We just followed a woman home because she looked like Jeff Goldblum. Turns out she lives in a trailer park.
you refused to leave the drive-thru at mcdonalds until the cashier took a jello shot
The prescription for my birth control just blew away in the wind on my way back from the health center. It's like god wants me to get pregnant
There's two big trays of water in our freezer. I just hope they freeze by Saturday. for the ice luge.
its Wednesday...
they're reeeeeally big trays
Standing in my kitchen eating choc chip cookie batter from the bowl.

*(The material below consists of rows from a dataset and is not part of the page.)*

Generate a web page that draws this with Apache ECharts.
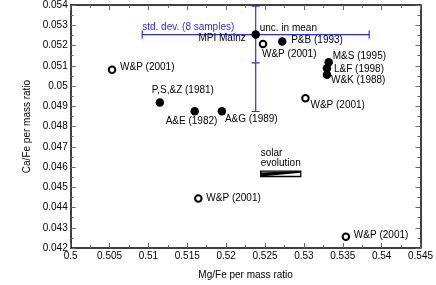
<!DOCTYPE html>
<html><head><meta charset="utf-8">
<script src="https://cdn.jsdelivr.net/npm/echarts@6/dist/echarts.min.js"></script>
<style>html,body{margin:0;padding:0;background:#fff}#c{width:436px;height:285px}</style>
</head><body><div id="c"></div>
<script>
// ---- data ----
const filledNames = ['P,S,&Z (1981)', 'A&E (1982)', 'A&G (1989)', 'P&B (1993)', 'M&S (1995)', 'L&F (1998)', 'W&K (1988)', 'MPI Mainz'];
const filledX = [0.51147, 0.51595, 0.51945, 0.52721, 0.53319, 0.53297, 0.53297, 0.5238];
const filledY = [0.04919, 0.04875, 0.04875, 0.05220, 0.05117, 0.05088, 0.05056, 0.05254];
const openNames = ['W&P (2001)', 'W&P (2001)', 'W&P (2001)', 'W&P (2001)', 'W&P (2001)'];
const openX = [0.50532, 0.52474, 0.5302, 0.51642, 0.5354];
const openY = [0.0508, 0.05207, 0.0494, 0.04444, 0.04256];
const errCenter = [0.5238, 0.05254];
const stdDev = [0.0146, 0.0038];
const uncMean = [0.00516, 0.0014];
const solarBox = [0.52444, 0.04553, 0.5296, 0.0458];
const xTicks = { min: 0.5, max: 0.545, step: 0.005 };
const yTicks = { min: 0.042, max: 0.054, step: 0.001 };

// label placements (style)
const filledLbl = [
  { align: 'left', off: [-8, -12] },
  { align: 'left', off: [-29, 10] },
  { align: 'left', off: [3, 8] },
  { align: 'left', off: [9, -1] },
  { align: 'left', off: [4, -6] },
  { align: 'left', off: [7, 1] },
  { align: 'left', off: [4, 6] },
  { align: 'right', off: [-10, 4] }
];
const openLbl = [
  { align: 'left', off: [8, -3] },
  { align: 'left', off: [-1, 10] },
  { align: 'left', off: [5, 7] },
  { align: 'left', off: [8, 0] },
  { align: 'left', off: [8, -1] }
];

const FONT = 'Liberation Sans';
const BLUE = '#2b2bff';

function mkData(xs, ys, names, lbls) {
  return xs.map((x, i) => ({
    value: [x, ys[i]], name: names[i],
    label: { show: true, position: 'inside', align: lbls[i].align, verticalAlign: 'middle',
      offset: lbls[i].off, formatter: names[i], color: '#000', fontFamily: FONT, fontSize: 10 }
  }));
}

const chart = echarts.init(document.getElementById('c'), null, { renderer: 'canvas' });
const fmt = v => String(+v.toFixed(4));
const axisCommon = {
  type: 'value', splitLine: { show: false },
  axisLine: { show: true, onZero: false, lineStyle: { color: '#000', width: 1.5 } },
  axisTick: { show: true, inside: true, length: 5, lineStyle: { color: '#666', width: 1 } },
  minorTick: { show: true, splitNumber: 2, length: 3, lineStyle: { color: '#666', width: 1 } },
  minorSplitLine: { show: false }
};

chart.setOption({
  animation: false,
  grid: { left: 70.7, right: 13.7, top: 4.7, bottom: 34.3 },
  xAxis: [
    Object.assign({}, axisCommon, { min: xTicks.min, max: xTicks.max, interval: xTicks.step, position: 'bottom',
      name: 'Mg/Fe per mass ratio', nameLocation: 'middle', nameGap: 22,
      nameTextStyle: { fontFamily: FONT, fontSize: 10, color: '#000' },
      axisLabel: { formatter: fmt, fontFamily: FONT, fontSize: 10, color: '#000', margin: 3 } }),
    Object.assign({}, axisCommon, { min: xTicks.min, max: xTicks.max, interval: xTicks.step, position: 'top',
      axisLabel: { show: false } })
  ],
  yAxis: [
    Object.assign({}, axisCommon, { min: yTicks.min, max: yTicks.max, interval: yTicks.step, position: 'left',
      name: 'Ca/Fe per mass ratio', nameLocation: 'middle', nameGap: 34,
      nameTextStyle: { fontFamily: FONT, fontSize: 10, color: '#000' },
      axisLabel: { formatter: fmt, fontFamily: FONT, fontSize: 10, color: '#000', margin: 3 } }),
    Object.assign({}, axisCommon, { min: yTicks.min, max: yTicks.max, interval: yTicks.step, position: 'right',
      axisLabel: { show: false } })
  ],
  series: [
    {
      type: 'custom', xAxisIndex: 0, yAxisIndex: 0, z: 1,
      data: [[errCenter[0], errCenter[1], stdDev[0], stdDev[1], uncMean[0], uncMean[1]]],
      renderItem: function (params, api) {
        const cx = api.value(0), cy = api.value(1), sx = api.value(2), sy = api.value(3), uy = api.value(5);
        const L = api.coord([cx - sx, cy]), R = api.coord([cx + sx, cy]);
        const T = api.coord([cx, cy + sy]), B = api.coord([cx, cy - sy]);
        const UT = api.coord([cx, cy + uy]), UB = api.coord([cx, cy - uy]);
        const st = { stroke: BLUE, lineWidth: 1.2 };
        const ln = (x1, y1, x2, y2) => ({ type: 'line', shape: { x1, y1, x2, y2 }, style: st });
        const cs = params.coordSys;
        const c = 4;
        return {
          type: 'group',
          clipPath: { type: 'rect', shape: { x: cs.x, y: cs.y, width: cs.width, height: cs.height } },
          children: [
            ln(L[0], L[1], R[0], R[1]),
            ln(L[0], L[1] - c, L[0], L[1] + c),
            ln(R[0], R[1] - c, R[0], R[1] + c),
            ln(T[0], T[1], B[0], B[1]),
            ln(B[0] - c, B[1], B[0] + c, B[1]),
            ln(T[0] - c, T[1], T[0] + c, T[1]),
            ln(UT[0] - c, UT[1], UT[0] + c, UT[1]),
            ln(UB[0] - c, UB[1], UB[0] + c, UB[1]),
            { type: 'text', style: { text: 'std. dev. (8 samples)', x: L[0], y: L[1] - 2, textAlign: 'left', textVerticalAlign: 'bottom',
                fill: BLUE, font: '10px "' + FONT + '"' } },
            { type: 'text', style: { text: 'unc. in mean', x: L[0] + (R[0]-L[0])/2 + 4, y: L[1] - 1, textAlign: 'left', textVerticalAlign: 'bottom',
                fill: '#000', font: '10px "' + FONT + '"' } }
          ]
        };
      }
    },
    {
      type: 'custom', z: 1,
      data: [solarBox],
      renderItem: function (params, api) {
        const p0 = api.coord([api.value(0), api.value(3)]);
        const p1 = api.coord([api.value(2), api.value(1)]);
        const x0 = p0[0], y0 = p0[1], x1 = p1[0], y1 = p1[1];
        const h = y1 - y0;
        return {
          type: 'group', children: [
            { type: 'polygon', shape: { points: [[x0, y1], [x0, y0 + h * 0.25], [x1, y0], [x1, y0 + h * 0.3]] }, style: { fill: '#000' } },
            { type: 'rect', shape: { x: x0, y: y0, width: x1 - x0, height: h }, style: { fill: 'none', stroke: '#000', lineWidth: 1.3 } },
            { type: 'text', style: { text: 'solar\nevolution', x: x0, y: y0 - 3, textAlign: 'left', textVerticalAlign: 'bottom',
                fill: '#000', font: '10px "' + FONT + '"', lineHeight: 10 } }
          ]
        };
      }
    },
    {
      type: 'scatter', symbol: 'circle', symbolSize: 8.5, z: 3,
      itemStyle: { color: '#000', opacity: 1 },
      data: mkData(filledX, filledY, filledNames, filledLbl)
    },
    {
      type: 'scatter', symbol: 'circle', symbolSize: 6.5, z: 3,
      itemStyle: { color: '#fff', borderColor: '#000', borderWidth: 2, opacity: 1 },
      data: mkData(openX, openY, openNames, openLbl)
    }
  ]
});
</script></body></html>
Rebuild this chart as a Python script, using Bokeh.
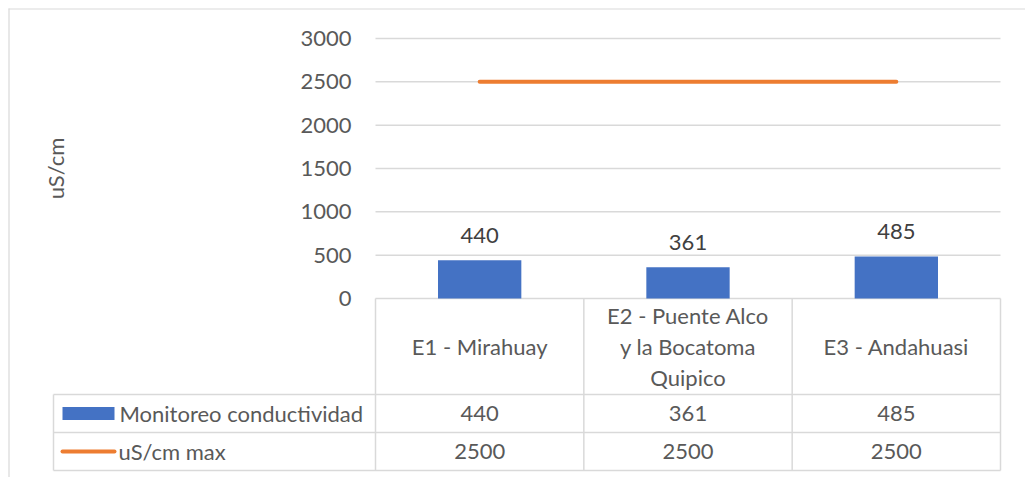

As sad as it is, I kinda like the places bad breakups take me.
I wasn't half as drunk as u but u were saying u were a "worm" and u tried to slither out of my grasp
I was wasted and the time changed. I blame the male strippers.
just remember the most important rule of taking psychedelics: monsters can't get through blankets
I heard the bride mutter "I should have brought a fucking tranquilizer". I'm not at all surprised that you got banned from the bar afterwards.
Note to self: Never spend $8 on a liter of rum again
Can we just get drunk and watch the Birdcage please I have no tolerance for straight men today
I don't fucking know. He perched his parrot on his dick. I left after that.
Hey, you know that marble art statue thing in your bedroom? Hypothetically what would happen if a penis got stuck in it?
He told me to be a woman and make him dinner. So I threw a bagel at him and went out to dinner.
Well, let me first tell you that jack and cokes were ONE FUCKING DOLLAR.. It's like the club wanted me to make poor choices.